Но близким друзьям своим он признавался, что зачастую чувствует себя великим грешником и фарисеем (в фарисействе он, кстати, упрекал Толстого – и сам получал множество упреков в том же, как от леваков-сюрреалистов, так и от неистовых католиков); что глядя в зеркало, он видит в нем лицо Кошона (епископа, отправившего на костер Жанну д’Арк); что, исповедуя христианское милосердие, он не колеблясь приказывает очистить холл французского консульства от бедняков-китайцев, ищущих там укрытия от разбушевавшейся непогоды. Клодель многим помог выбраться из трясины безверия на путь вероисповедной истины; но тому своему молодому другу, на которого возлагал наибольшие надежды, в чьей судьбе мечтал видеть как бы беловик своей собственной, написанной начерно, небрежно, полной ошибок и погрешностей, – ему он советовал не обзаводиться семьей, не погружаться в научные изыскания, а предаться настоящему подвижничеству – монашескому, миссионерскому, мученическому. И очень сомнительными для своей души, для себя как нравственной личности Клодель считал свои поэтические занятия. Почему, в самом деле, так много чистых, святых душ среди ученых – и так мало, почти нет их среди людей искусства, – спрашивал он себя. Но вопрос этот был для Клоделя скорее риторическим. Он и не искал на него ответа, ибо в писательстве же видел и спасение свое, и оправдание перед Господом.

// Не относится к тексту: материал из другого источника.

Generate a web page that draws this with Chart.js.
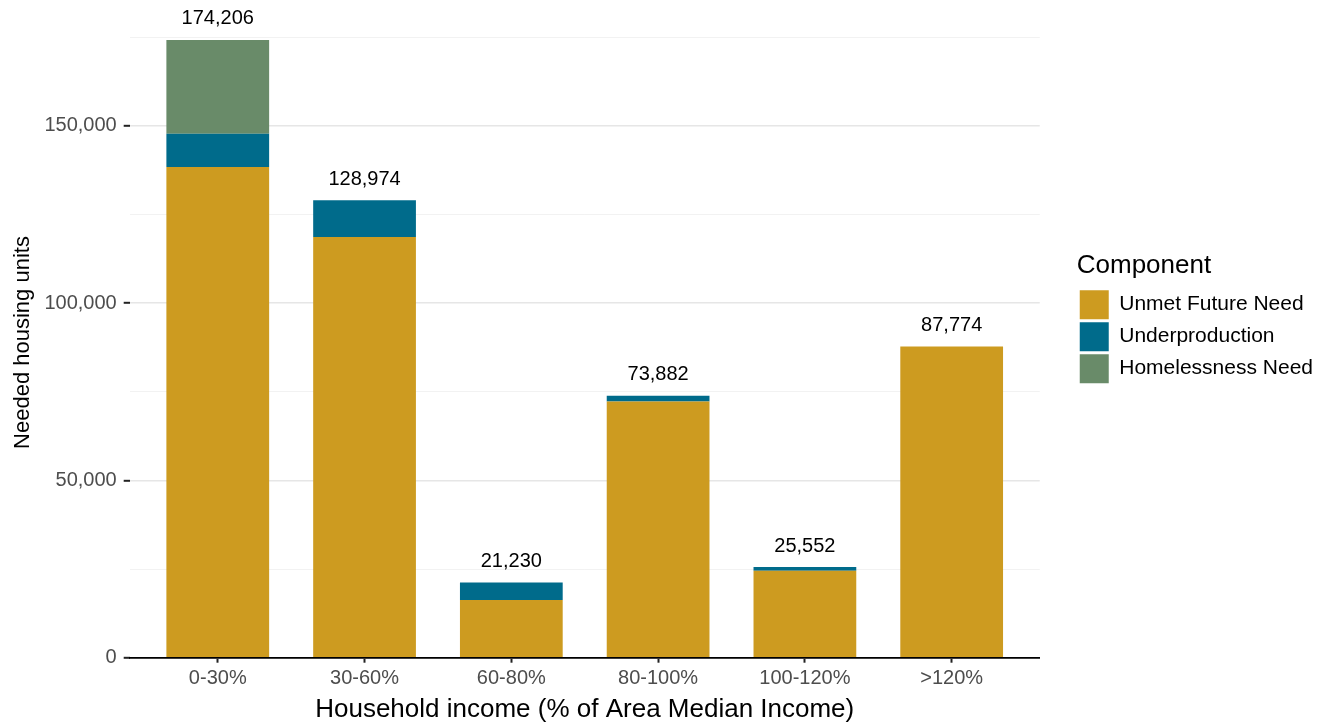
<!DOCTYPE html>
<html lang="en">
<head>
<meta charset="utf-8">
<title>Needed housing units by household income</title>
<script src="https://cdn.jsdelivr.net/npm/chart.js@4.4.1/dist/chart.umd.min.js"></script>
<style>
  body { margin: 0; background: #fff; }
  #wrap { width: 1328px; height: 723px; }
</style>
</head>
<body>
<div id="wrap"><canvas id="grafico" width="1328" height="723"></canvas></div>
<script>
// ===== DATA =====
const faixas = ["0-30%", "30-60%", "60-80%", "80-100%", "100-120%", ">120%"];
const unmetFuture = [138350, 118600, 16270, 72270, 24530, 87774];
const underproduction = [9390, 10374, 4960, 1612, 1022, 0];
const homelessness = [26466, 0, 0, 0, 0, 0];
const totais = [174206, 128974, 21230, 73882, 25552, 87774];

const yGrid = [0, 25000, 50000, 75000, 100000, 125000, 150000, 175000];
const yLabels = [0, 50000, 100000, 150000];
const yMax = 182916;

const FONTE = '"Liberation Sans", Arial, Helvetica, sans-serif';
Chart.defaults.font.family = FONTE;

function pontos(arr) {
    return arr.map((v, i) => ({ x: i, y: v }));
}

// ===== TOTAL LABELS ABOVE BARS =====
const rotulosTotais = {
    id: "rotulosTotais",
    afterDatasetsDraw(chart) {
        const { ctx, scales: { x, y } } = chart;
        ctx.save();
        ctx.font = "20px " + FONTE;
        ctx.fillStyle = "#000";
        ctx.textAlign = "center";
        ctx.textBaseline = "middle";
        totais.forEach((t, i) => {
            ctx.fillText(t.toLocaleString("en-US"), x.getPixelForValue(i), y.getPixelForValue(t) - 21);
        });
        ctx.restore();
    }
};

// ===== CHART =====
const ctx = document.getElementById("grafico").getContext("2d");

window.grafico = new Chart(ctx, {
    type: "bar",
    data: {
        datasets: [
            { label: "Unmet Future Need", data: pontos(unmetFuture), backgroundColor: "#cd9b20", borderWidth: 0 },
            { label: "Underproduction", data: pontos(underproduction), backgroundColor: "#006b8b", borderWidth: 0 },
            { label: "Homelessness Need", data: pontos(homelessness), backgroundColor: "#698b69", borderWidth: 0 }
        ]
    },
    options: {
        responsive: false,
        animation: false,
        devicePixelRatio: 1,
        barPercentage: 0.7,
        categoryPercentage: 1,
        layout: { padding: { top: 9, right: 5, bottom: 0, left: 10 } },
        plugins: {
            tooltip: { enabled: false },
            legend: {
                position: "right",
                align: "start",
                maxWidth: 320,
                title: {
                    display: true,
                    text: "Component",
                    color: "#000",
                    position: "start",
                    font: { size: 26 },
                    padding: { top: 244, bottom: 3 }
                },
                labels: {
                    boxWidth: 29,
                    boxHeight: 29,
                    padding: 3,
                    color: "#000",
                    font: { size: 21 }
                }
            }
        },
        scales: {
            x: {
                type: "linear",
                stacked: true,
                offset: false,
                min: -0.6,
                max: 5.6,
                afterBuildTicks: (s) => { s.ticks = faixas.map((f, i) => ({ value: i })); },
                ticks: {
                    autoSkip: false,
                    maxRotation: 0,
                    padding: 4,
                    color: "#4d4d4d",
                    font: { size: 20 },
                    callback: (v) => faixas[v]
                },
                grid: {
                    offset: false,
                    drawOnChartArea: false,
                    tickLength: 5,
                    tickColor: "#222",
                    tickWidth: 2
                },
                border: { display: true, color: "#000", width: 1.8 },
                title: {
                    display: true,
                    text: "Household income (% of Area Median Income)",
                    color: "#000",
                    font: { size: 26, lineHeight: 1.05 },
                    padding: { top: 1, bottom: 0 }
                }
            },
            y: {
                stacked: true,
                min: 0,
                max: yMax,
                afterBuildTicks: (s) => { s.ticks = yGrid.map((v) => ({ value: v })); },
                afterFit: (s) => { s.paddingTop = 0; s.paddingBottom = 0; },
                ticks: {
                    padding: 7,
                    color: "#4d4d4d",
                    font: { size: 20 },
                    callback: (v) => yLabels.includes(v) ? v.toLocaleString("en-US") : ""
                },
                grid: {
                    tickLength: 6,
                    tickWidth: 2,
                    color: (c) => yLabels.includes(c.tick.value) ? "#e6e6e6" : "#f1f1f1",
                    lineWidth: (c) => yLabels.includes(c.tick.value) ? 1.6 : 0.9,
                    tickColor: (c) => yLabels.includes(c.tick.value) ? "#222" : "rgba(0,0,0,0)"
                },
                border: { display: false },
                title: {
                    display: true,
                    // trailing spaces nudge the rotated title a bit lower, like the original
                    text: "Needed housing units   ",
                    color: "#000",
                    font: { size: 22 },
                    padding: { top: 0, bottom: 1 }
                }
            },
            espaco: {
                type: "linear",
                axis: "y",
                position: "right",
                display: true,
                grid: { display: false },
                ticks: { display: false },
                border: { display: false },
                afterFit: (s) => { s.width = 37; }
            }
        }
    },
    plugins: [rotulosTotais]
});
</script>
</body>
</html>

И дело меньше всего в том, что Клодель с пером в руке красноречиво проповедовал правила, которые не всегда соблюдал в жизни. Он именно не был проповедником-моралистом, наследником библейских пророков, каким видел себя Толстой. Герои его драм и стихов могут быть святыми и чудотворцами – но могут и срываться в самую бездну слабости и порока, не навлекая на себя авторского обличения и осуждения. Ибо это для человеческого общежития, все равно несовершенного и стеснительного, необходимы законы обыденной нравственности, без которых оно не умеет существовать. (Клодель, впрочем, мечтал о другом обществе, основанном не на взаимных правах и обязанностях, подчинении и долге, а на взаимной любви и помощи, послушании и милосердии.) А Бог может вести прямо и кривыми путями, к спасению приводить через грехи. И поэт – не сильный собственной мудростью и праведностью глашатай людских моральных установлений, но боговдохновенный певец Провидения Господня. Он читает волю Творца по книге творения и прозревает, что в этих таинственных письменах заключен смысл всего бытия, необходимость и важность присутствия на земле каждой твари и каждой былинки, дальняя цель и глубокая неслучайность любого события, любого катаклизма истории, искупительная, очищающая сила, вселенская нужность и высокая цена всякого страдания. И тогда поэт получает особую свободу.